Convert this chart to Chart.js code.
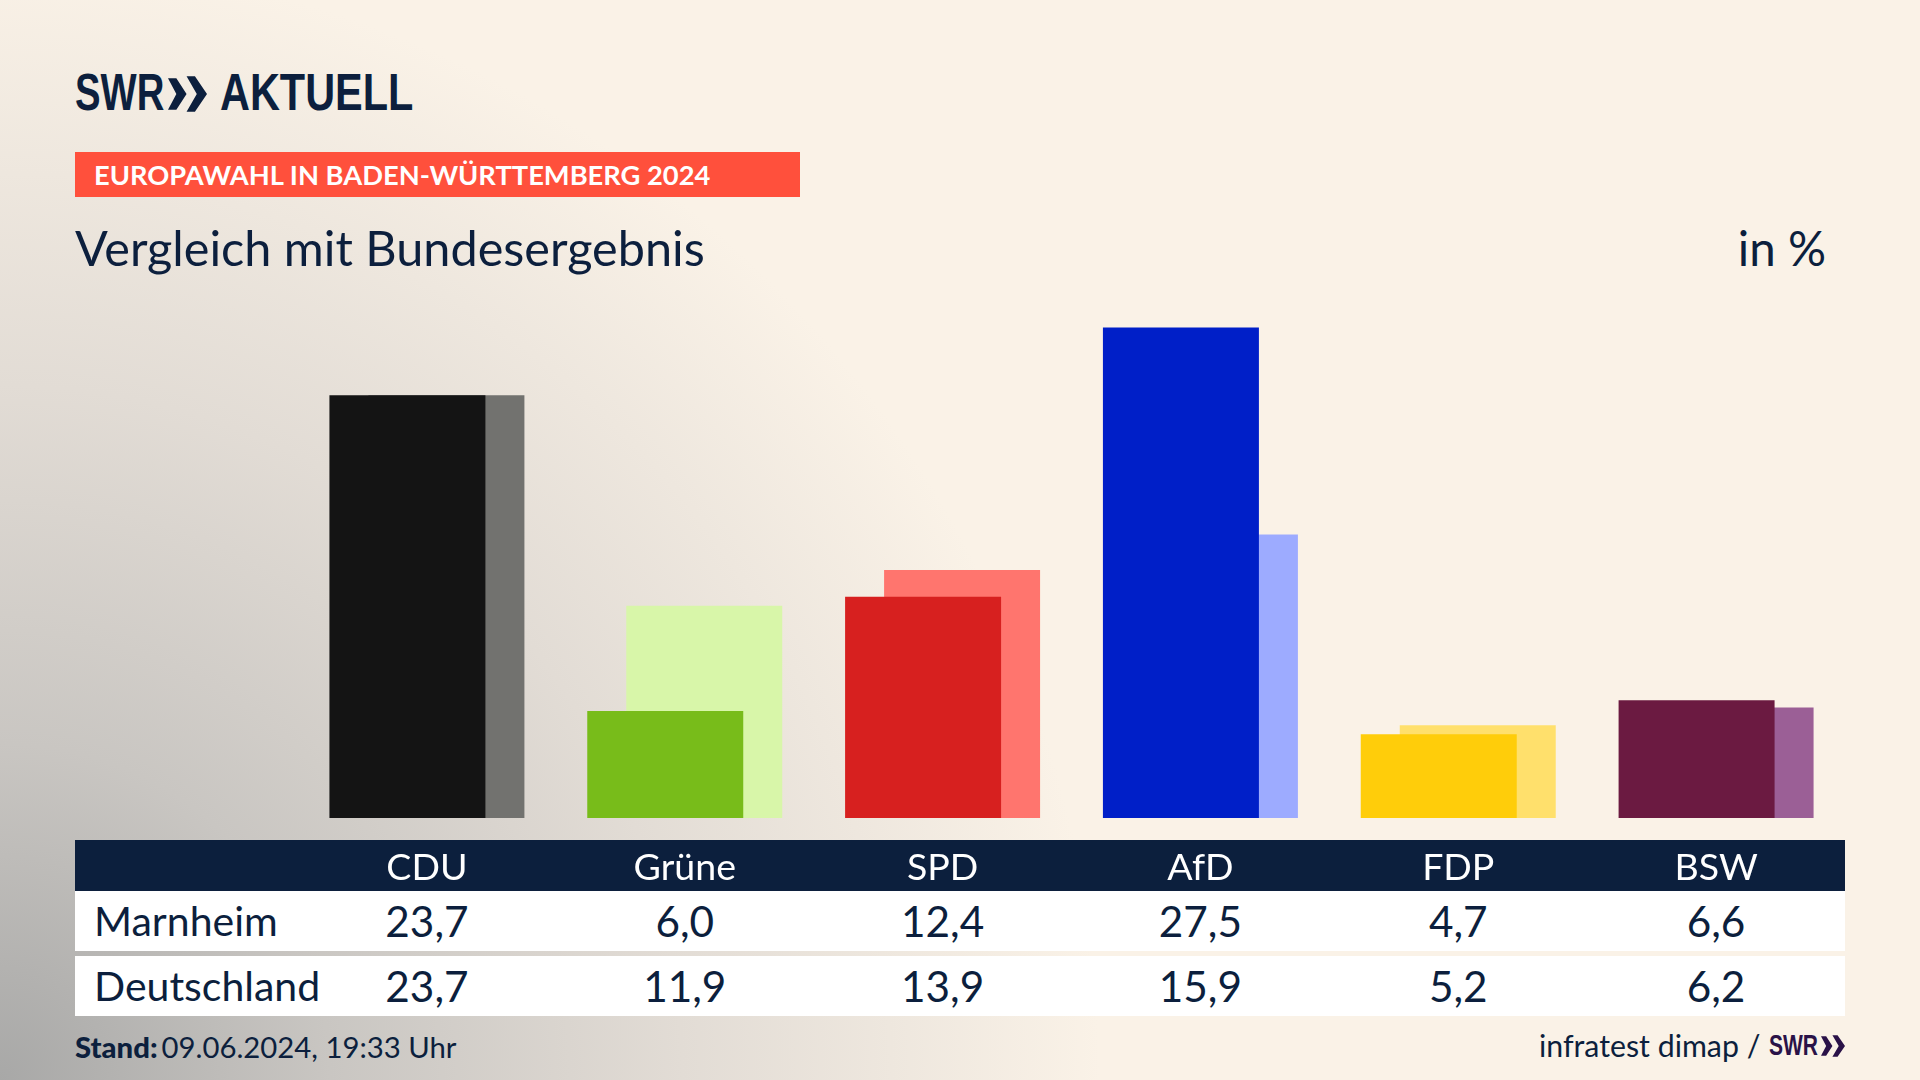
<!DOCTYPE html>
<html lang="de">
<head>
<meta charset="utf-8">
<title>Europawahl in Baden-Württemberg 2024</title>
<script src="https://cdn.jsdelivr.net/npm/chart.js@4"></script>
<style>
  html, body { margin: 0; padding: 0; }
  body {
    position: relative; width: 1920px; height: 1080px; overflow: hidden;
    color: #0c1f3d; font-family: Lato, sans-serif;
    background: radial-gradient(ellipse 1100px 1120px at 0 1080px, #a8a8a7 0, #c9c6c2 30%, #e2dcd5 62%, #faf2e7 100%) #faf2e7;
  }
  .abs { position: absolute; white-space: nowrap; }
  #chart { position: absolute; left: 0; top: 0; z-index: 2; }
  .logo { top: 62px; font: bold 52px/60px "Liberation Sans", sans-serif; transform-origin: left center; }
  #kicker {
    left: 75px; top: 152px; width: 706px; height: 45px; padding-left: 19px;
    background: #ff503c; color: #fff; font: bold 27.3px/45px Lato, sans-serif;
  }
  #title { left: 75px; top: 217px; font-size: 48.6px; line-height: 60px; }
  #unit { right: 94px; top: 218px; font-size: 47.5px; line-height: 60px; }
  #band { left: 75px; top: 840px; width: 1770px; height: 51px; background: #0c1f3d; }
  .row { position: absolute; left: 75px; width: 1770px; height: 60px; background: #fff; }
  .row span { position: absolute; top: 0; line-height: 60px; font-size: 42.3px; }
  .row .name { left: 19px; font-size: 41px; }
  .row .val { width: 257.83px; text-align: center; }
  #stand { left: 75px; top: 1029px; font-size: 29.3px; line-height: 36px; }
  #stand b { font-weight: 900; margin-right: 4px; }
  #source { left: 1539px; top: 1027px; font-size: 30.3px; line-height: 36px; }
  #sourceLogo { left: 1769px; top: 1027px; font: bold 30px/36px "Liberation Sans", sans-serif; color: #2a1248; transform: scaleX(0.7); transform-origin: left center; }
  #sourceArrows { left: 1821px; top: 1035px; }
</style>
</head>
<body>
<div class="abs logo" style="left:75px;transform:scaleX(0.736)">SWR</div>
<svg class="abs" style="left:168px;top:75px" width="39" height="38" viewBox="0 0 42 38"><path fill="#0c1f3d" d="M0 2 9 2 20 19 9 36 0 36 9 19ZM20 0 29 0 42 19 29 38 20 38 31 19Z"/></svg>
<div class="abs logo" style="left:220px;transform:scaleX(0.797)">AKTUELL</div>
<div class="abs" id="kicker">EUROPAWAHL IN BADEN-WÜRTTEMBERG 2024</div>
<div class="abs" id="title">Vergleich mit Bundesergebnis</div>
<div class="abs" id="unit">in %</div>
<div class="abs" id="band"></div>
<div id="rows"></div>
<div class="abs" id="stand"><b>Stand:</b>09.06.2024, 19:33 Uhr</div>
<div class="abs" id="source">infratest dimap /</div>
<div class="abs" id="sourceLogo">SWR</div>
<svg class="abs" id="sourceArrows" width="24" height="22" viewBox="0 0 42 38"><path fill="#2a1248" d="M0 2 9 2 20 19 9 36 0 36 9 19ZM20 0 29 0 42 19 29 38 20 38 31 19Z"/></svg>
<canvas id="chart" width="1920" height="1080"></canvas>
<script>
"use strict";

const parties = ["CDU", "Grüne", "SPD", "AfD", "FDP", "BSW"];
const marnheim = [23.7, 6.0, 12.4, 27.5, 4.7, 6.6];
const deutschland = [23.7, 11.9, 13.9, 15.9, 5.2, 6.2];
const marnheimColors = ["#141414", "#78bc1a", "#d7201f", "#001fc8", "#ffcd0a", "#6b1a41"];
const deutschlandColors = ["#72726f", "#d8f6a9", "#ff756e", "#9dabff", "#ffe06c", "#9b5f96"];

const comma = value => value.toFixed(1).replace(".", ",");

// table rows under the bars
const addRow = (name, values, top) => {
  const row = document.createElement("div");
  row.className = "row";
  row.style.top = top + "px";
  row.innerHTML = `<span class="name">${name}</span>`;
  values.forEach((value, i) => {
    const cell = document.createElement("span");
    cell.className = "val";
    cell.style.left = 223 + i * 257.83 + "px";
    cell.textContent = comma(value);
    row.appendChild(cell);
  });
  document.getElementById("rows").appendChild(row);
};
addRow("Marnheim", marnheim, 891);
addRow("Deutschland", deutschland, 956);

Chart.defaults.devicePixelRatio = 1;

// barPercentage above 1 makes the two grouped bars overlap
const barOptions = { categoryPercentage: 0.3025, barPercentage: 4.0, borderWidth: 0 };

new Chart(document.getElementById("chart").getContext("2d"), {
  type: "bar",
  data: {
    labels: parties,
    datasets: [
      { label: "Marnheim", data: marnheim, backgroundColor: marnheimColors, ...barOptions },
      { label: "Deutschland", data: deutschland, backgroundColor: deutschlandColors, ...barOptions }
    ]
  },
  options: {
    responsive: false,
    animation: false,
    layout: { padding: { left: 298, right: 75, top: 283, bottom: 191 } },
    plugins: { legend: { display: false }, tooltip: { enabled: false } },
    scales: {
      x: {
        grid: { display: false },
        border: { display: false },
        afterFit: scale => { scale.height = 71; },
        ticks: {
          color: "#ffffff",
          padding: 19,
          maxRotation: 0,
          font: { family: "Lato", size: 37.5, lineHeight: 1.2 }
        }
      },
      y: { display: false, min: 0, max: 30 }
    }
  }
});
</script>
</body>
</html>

##########

Make an exact copy of all the material, but keep the pictures out of it.

Convert this chart to Chart.js code.
<!DOCTYPE html>
<html lang="de">
<head>
<meta charset="utf-8">
<title>Europawahl in Baden-Württemberg 2024</title>
<script src="https://cdn.jsdelivr.net/npm/chart.js@4"></script>
<style>
  html, body { margin: 0; padding: 0; }
  body {
    position: relative; width: 1920px; height: 1080px; overflow: hidden;
    color: #0c1f3d; font-family: Lato, sans-serif;
    background: radial-gradient(ellipse 1100px 1120px at 0 1080px, #a8a8a7 0, #c9c6c2 30%, #e2dcd5 62%, #faf2e7 100%) #faf2e7;
  }
  .abs { position: absolute; white-space: nowrap; }
  #chart { position: absolute; left: 0; top: 0; z-index: 2; }
  .logo { top: 62px; font: bold 52px/60px "Liberation Sans", sans-serif; transform-origin: left center; }
  #kicker {
    left: 75px; top: 152px; width: 706px; height: 45px; padding-left: 19px;
    background: #ff503c; color: #fff; font: bold 27.3px/45px Lato, sans-serif;
  }
  #title { left: 75px; top: 217px; font-size: 48.6px; line-height: 60px; }
  #unit { right: 94px; top: 218px; font-size: 47.5px; line-height: 60px; }
  #band { left: 75px; top: 840px; width: 1770px; height: 51px; background: #0c1f3d; }
  .row { position: absolute; left: 75px; width: 1770px; height: 60px; background: #fff; }
  .row span { position: absolute; top: 0; line-height: 60px; font-size: 42.3px; }
  .row .name { left: 19px; font-size: 41px; }
  .row .val { width: 257.83px; text-align: center; }
  #stand { left: 75px; top: 1029px; font-size: 29.3px; line-height: 36px; }
  #stand b { font-weight: 900; margin-right: 4px; }
  #source { left: 1539px; top: 1027px; font-size: 30.3px; line-height: 36px; }
  #sourceLogo { left: 1769px; top: 1027px; font: bold 30px/36px "Liberation Sans", sans-serif; color: #2a1248; transform: scaleX(0.7); transform-origin: left center; }
  #sourceArrows { left: 1821px; top: 1035px; }
</style>
</head>
<body>
<div class="abs logo" style="left:75px;transform:scaleX(0.736)">SWR</div>
<svg class="abs" style="left:168px;top:75px" width="39" height="38" viewBox="0 0 42 38"><path fill="#0c1f3d" d="M0 2 9 2 20 19 9 36 0 36 9 19ZM20 0 29 0 42 19 29 38 20 38 31 19Z"/></svg>
<div class="abs logo" style="left:220px;transform:scaleX(0.797)">AKTUELL</div>
<div class="abs" id="kicker">EUROPAWAHL IN BADEN-WÜRTTEMBERG 2024</div>
<div class="abs" id="title">Vergleich mit Bundesergebnis</div>
<div class="abs" id="unit">in %</div>
<div class="abs" id="band"></div>
<div id="rows"></div>
<div class="abs" id="stand"><b>Stand:</b>09.06.2024, 19:33 Uhr</div>
<div class="abs" id="source">infratest dimap /</div>
<div class="abs" id="sourceLogo">SWR</div>
<svg class="abs" id="sourceArrows" width="24" height="22" viewBox="0 0 42 38"><path fill="#2a1248" d="M0 2 9 2 20 19 9 36 0 36 9 19ZM20 0 29 0 42 19 29 38 20 38 31 19Z"/></svg>
<canvas id="chart" width="1920" height="1080"></canvas>
<script>
"use strict";

const parties = ["CDU", "Grüne", "SPD", "AfD", "FDP", "BSW"];
const marnheim = [23.7, 6.0, 12.4, 27.5, 4.7, 6.6];
const deutschland = [23.7, 11.9, 13.9, 15.9, 5.2, 6.2];
const marnheimColors = ["#141414", "#78bc1a", "#d7201f", "#001fc8", "#ffcd0a", "#6b1a41"];
const deutschlandColors = ["#72726f", "#d8f6a9", "#ff756e", "#9dabff", "#ffe06c", "#9b5f96"];

const comma = value => value.toFixed(1).replace(".", ",");

// table rows under the bars
const addRow = (name, values, top) => {
  const row = document.createElement("div");
  row.className = "row";
  row.style.top = top + "px";
  row.innerHTML = `<span class="name">${name}</span>`;
  values.forEach((value, i) => {
    const cell = document.createElement("span");
    cell.className = "val";
    cell.style.left = 223 + i * 257.83 + "px";
    cell.textContent = comma(value);
    row.appendChild(cell);
  });
  document.getElementById("rows").appendChild(row);
};
addRow("Marnheim", marnheim, 891);
addRow("Deutschland", deutschland, 956);

Chart.defaults.devicePixelRatio = 1;

// barPercentage above 1 makes the two grouped bars overlap
const barOptions = { categoryPercentage: 0.3025, barPercentage: 4.0, borderWidth: 0 };

new Chart(document.getElementById("chart").getContext("2d"), {
  type: "bar",
  data: {
    labels: parties,
    datasets: [
      { label: "Marnheim", data: marnheim, backgroundColor: marnheimColors, ...barOptions },
      { label: "Deutschland", data: deutschland, backgroundColor: deutschlandColors, ...barOptions }
    ]
  },
  options: {
    responsive: false,
    animation: false,
    layout: { padding: { left: 298, right: 75, top: 283, bottom: 191 } },
    plugins: { legend: { display: false }, tooltip: { enabled: false } },
    scales: {
      x: {
        grid: { display: false },
        border: { display: false },
        afterFit: scale => { scale.height = 71; },
        ticks: {
          color: "#ffffff",
          padding: 19,
          maxRotation: 0,
          font: { family: "Lato", size: 37.5, lineHeight: 1.2 }
        }
      },
      y: { display: false, min: 0, max: 30 }
    }
  }
});
</script>
</body>
</html>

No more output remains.